[Rows from a dataset of charts and code]
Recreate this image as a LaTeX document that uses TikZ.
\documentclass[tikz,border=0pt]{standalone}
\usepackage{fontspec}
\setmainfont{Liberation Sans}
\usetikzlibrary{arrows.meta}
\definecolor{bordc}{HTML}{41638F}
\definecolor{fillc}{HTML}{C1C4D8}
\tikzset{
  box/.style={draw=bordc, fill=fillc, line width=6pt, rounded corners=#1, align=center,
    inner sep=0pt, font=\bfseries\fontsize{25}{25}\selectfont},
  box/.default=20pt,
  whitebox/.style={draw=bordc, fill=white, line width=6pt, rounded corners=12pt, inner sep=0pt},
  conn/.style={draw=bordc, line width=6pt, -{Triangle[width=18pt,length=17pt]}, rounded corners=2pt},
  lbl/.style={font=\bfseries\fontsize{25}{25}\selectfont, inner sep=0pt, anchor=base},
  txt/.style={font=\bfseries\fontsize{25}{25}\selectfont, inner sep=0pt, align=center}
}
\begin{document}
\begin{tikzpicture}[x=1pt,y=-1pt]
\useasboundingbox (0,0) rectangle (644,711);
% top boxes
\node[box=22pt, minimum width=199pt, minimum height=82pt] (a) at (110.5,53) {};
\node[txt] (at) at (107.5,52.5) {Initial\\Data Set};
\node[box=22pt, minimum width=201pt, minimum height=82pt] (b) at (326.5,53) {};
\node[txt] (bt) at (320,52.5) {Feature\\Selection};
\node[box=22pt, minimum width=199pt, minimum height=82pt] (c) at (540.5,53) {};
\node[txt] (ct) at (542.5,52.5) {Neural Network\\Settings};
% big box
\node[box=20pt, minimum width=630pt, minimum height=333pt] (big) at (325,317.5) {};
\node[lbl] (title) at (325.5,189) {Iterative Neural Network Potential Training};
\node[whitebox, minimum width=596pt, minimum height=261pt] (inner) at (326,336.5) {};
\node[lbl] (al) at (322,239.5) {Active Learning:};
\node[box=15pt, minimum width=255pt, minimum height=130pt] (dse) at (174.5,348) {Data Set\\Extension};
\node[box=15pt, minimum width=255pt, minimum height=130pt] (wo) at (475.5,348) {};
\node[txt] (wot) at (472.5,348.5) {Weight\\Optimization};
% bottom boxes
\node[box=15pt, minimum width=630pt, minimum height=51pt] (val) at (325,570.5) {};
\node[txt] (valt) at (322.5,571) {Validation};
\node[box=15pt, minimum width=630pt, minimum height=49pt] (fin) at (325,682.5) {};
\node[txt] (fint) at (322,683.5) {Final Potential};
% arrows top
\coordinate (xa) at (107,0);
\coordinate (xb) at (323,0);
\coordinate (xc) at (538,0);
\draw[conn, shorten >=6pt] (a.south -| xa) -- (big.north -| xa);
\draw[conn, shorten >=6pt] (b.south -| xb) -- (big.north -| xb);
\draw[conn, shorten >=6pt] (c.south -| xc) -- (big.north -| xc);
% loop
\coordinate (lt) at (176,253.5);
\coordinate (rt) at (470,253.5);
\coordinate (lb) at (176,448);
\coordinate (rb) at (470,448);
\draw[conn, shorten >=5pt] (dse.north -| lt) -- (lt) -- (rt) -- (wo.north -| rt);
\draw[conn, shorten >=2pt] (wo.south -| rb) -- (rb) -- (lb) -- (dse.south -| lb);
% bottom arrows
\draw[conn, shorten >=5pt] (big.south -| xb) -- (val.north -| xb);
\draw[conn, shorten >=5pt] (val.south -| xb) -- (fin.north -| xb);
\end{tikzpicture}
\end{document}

==

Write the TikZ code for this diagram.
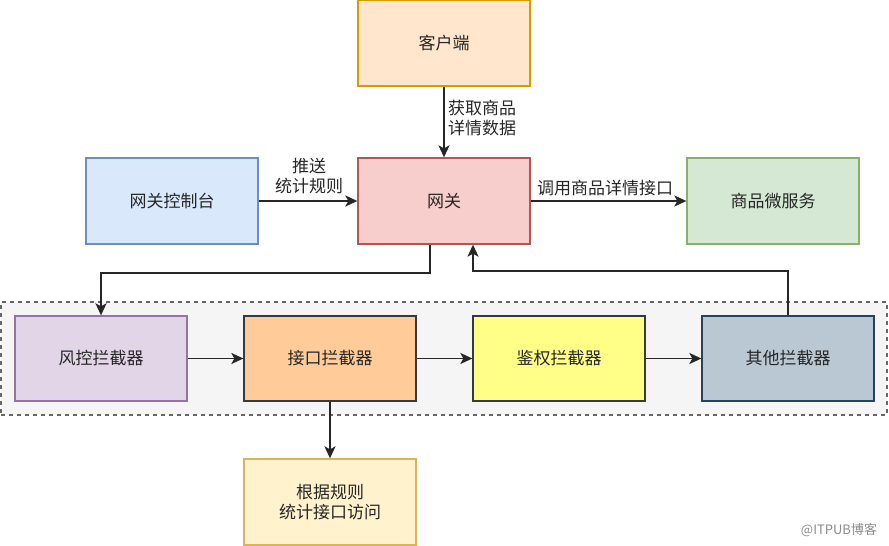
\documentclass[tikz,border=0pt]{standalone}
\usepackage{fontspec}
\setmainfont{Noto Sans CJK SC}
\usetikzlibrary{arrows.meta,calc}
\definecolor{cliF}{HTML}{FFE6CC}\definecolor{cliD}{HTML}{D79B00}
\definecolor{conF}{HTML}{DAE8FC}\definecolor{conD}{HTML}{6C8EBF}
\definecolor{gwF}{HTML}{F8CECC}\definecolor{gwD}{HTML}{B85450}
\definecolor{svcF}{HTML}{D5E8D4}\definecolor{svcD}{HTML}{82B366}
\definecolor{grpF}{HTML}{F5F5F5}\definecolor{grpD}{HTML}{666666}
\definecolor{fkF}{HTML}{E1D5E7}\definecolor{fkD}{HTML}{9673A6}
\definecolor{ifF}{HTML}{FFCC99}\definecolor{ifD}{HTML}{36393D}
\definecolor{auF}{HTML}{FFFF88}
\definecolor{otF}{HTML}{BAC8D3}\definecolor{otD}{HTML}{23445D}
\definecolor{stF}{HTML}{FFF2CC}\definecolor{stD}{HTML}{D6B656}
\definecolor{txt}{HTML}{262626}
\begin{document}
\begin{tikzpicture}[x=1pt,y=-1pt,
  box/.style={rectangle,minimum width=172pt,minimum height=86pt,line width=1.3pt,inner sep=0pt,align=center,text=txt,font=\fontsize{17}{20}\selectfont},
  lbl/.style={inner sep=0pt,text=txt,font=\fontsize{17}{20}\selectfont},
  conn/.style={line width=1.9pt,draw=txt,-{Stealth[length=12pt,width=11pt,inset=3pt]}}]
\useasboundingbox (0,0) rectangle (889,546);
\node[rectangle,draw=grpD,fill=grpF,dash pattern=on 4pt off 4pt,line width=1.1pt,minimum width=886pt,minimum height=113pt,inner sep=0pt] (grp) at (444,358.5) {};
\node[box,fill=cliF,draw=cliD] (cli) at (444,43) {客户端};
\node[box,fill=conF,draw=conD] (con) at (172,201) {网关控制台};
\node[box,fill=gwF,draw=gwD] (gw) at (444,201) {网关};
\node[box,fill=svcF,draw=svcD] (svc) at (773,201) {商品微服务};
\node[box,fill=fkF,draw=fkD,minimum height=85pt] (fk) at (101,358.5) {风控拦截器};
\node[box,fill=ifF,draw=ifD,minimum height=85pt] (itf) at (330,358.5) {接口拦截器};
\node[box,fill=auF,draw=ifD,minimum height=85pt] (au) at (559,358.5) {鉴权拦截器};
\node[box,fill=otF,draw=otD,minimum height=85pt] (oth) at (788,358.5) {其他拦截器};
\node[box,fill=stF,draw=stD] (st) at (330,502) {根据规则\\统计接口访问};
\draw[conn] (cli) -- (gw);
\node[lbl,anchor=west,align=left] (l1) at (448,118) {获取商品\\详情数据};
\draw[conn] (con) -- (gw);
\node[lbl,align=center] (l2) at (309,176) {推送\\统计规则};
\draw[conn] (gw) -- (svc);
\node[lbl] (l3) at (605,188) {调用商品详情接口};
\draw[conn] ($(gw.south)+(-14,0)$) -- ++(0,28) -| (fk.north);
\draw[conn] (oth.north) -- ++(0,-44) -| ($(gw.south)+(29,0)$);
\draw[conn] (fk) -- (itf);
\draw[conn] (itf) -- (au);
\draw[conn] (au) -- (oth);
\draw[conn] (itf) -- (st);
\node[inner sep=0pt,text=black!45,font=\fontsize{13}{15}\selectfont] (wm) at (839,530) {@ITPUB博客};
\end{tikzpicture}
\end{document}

**Task prompt:**
Find all lines where the word "this" appears. Copy them.

**Response to the task:**
Recreate this image as a LaTeX document that uses TikZ.
Write the TikZ code for this diagram.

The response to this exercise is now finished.